Agrigento, settled around the 5th Century BC, was at one time the third largest Greek settlement after Athens and Syracuse. The Ancient Greeks certainly recognized the importance of the Island of Sicily to expanding their global reach and power, and that influence is strongly felt here in Agrigento. Recognizing that two of the three largest cities in Greek civilization were actually in Sicily was new knowledge for me. In ancient history classes, we learned of the city-states of Ancient Greece and Rome, but somehow the knowledge for most of my education never included the expansion of such civilizations to far away lands like Sicily and the turmoil that marked these power struggles throughout centuries. Wars and conquests exchanged one powerful group with another for centuries in Sicily, which was not something I considered much until this recent visit.

On this afternoon, we walked through the ridge of temples where one temple ruin follows another. The temples, all influenced by Greek and Magna Graecia architecture, were built to honor gods and goddesses of ancient Greece. Seven temple ruins stand in this park, one of the largest UNESCO sites in Europe: Concordia, Hera (later burned by Carthaginians), Hercules, Zeus, Castor and Pollux, Hephaestus and Asclepius. Built between 510 and 430 BC, in addition to the seven temples, one can walk among the ruins of a necropolis and the walls of the ancient city of Akargas where modern Agrigento now stands.  

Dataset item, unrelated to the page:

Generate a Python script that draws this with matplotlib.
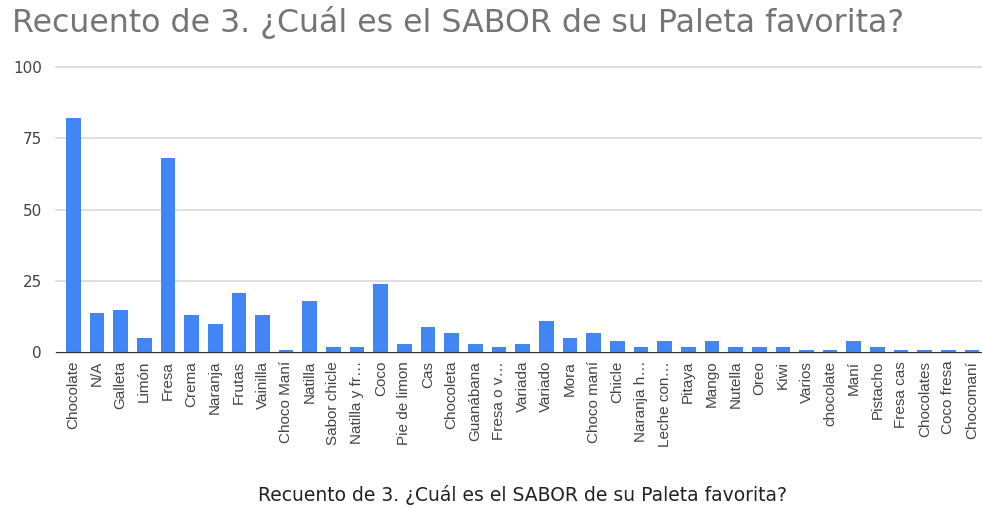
import matplotlib
matplotlib.use("Agg")
import matplotlib.pyplot as plt
import numpy as np

categories = ["Chocolate", "N/A", "Galleta", "Limón", "Fresa", "Crema", "Naranja", "Frutas",
              "Vainilla", "Choco Maní", "Natilla", "Sabor chicle", "Natilla y fr…", "Coco",
              "Pie de limon", "Cas", "Chocoleta", "Guanábana", "Fresa o v…", "Variada",
              "Variado", "Mora", "Choco maní", "Chicle", "Naranja h…", "Leche con…", "Pitaya",
              "Mango", "Nutella", "Oreo", "Kiwi", "Varios", "chocolate", "Maní", "Pistacho",
              "Fresa cas", "Chocolates", "Coco fresa", "Chocomaní"]
counts = [82, 14, 15, 5, 68, 13, 10, 21, 13, 1, 18, 2, 2, 24, 3, 9, 7, 3, 2, 3,
          11, 5, 7, 4, 2, 4, 2, 4, 2, 2, 2, 1, 1, 4, 2, 1, 1, 1, 1]
yticks = [0, 25, 50, 75, 100]

title = "Recuento de 3. ¿Cuál es el SABOR de su Paleta favorita?"

W, H = 982, 508
fig = plt.figure(figsize=(W / 100, H / 100), dpi=100)
fig.patch.set_facecolor("white")
ax = fig.add_axes([56 / W, 1 - 352.5 / H, 1 - 56 / W, (352.5 - 67) / H])

x = np.arange(len(categories))
ax.bar(x, counts, width=0.62, color="#4285F4", zorder=3)

ax.set_ylim(0, 100)
ax.set_xlim(-0.73, 38.42)
ax.set_yticks(yticks)
ax.set_yticklabels([str(v) for v in yticks], fontsize=11, color="#444444",
                   fontfamily="DejaVu Sans")
ax.set_xticks(x)
ax.set_xticklabels(categories, rotation=90, fontsize=11, color="#444444",
                   fontfamily="Liberation Sans")
ax.tick_params(axis="y", length=0, pad=10)
ax.tick_params(axis="x", length=0, pad=6)
for s in ax.spines.values():
    s.set_visible(False)
ax.yaxis.grid(True, color="#d9d9d9", linewidth=1.2, zorder=0)
for gl in ax.get_ygridlines():
    gl.set_clip_on(False)
ax.axhline(0, color="#333333", linewidth=1.5, zorder=4)

fig.text(12 / W, 1 - 32 / H, title, fontsize=22.8, color="#757575",
         fontfamily="DejaVu Sans", ha="left", va="baseline")
fig.text(522 / W, 1 - 501 / H, title, fontsize=13.5, color="#222222",
         fontfamily="DejaVu Sans", ha="center", va="baseline")

fig.savefig("out.png", dpi=100, facecolor="white")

The temples and ruins are imposing; the beauty of their architecture, is still striking despite their condition; that the Temple of Concordia is mostly intact is miraculous. However, my wonderment is tempered by the knowledge that the temples I can visit and admire today were built by enslaved Carthaginians, 30,000 of them, likely the result of the many ancient wars fought between Greeks, Romans, and Carthaginians.

Walking through the Valley of the Temples, I wonder about those forced to perform the backbreaking manual labor that resulted in the beautiful reminders of ancient civilizations today.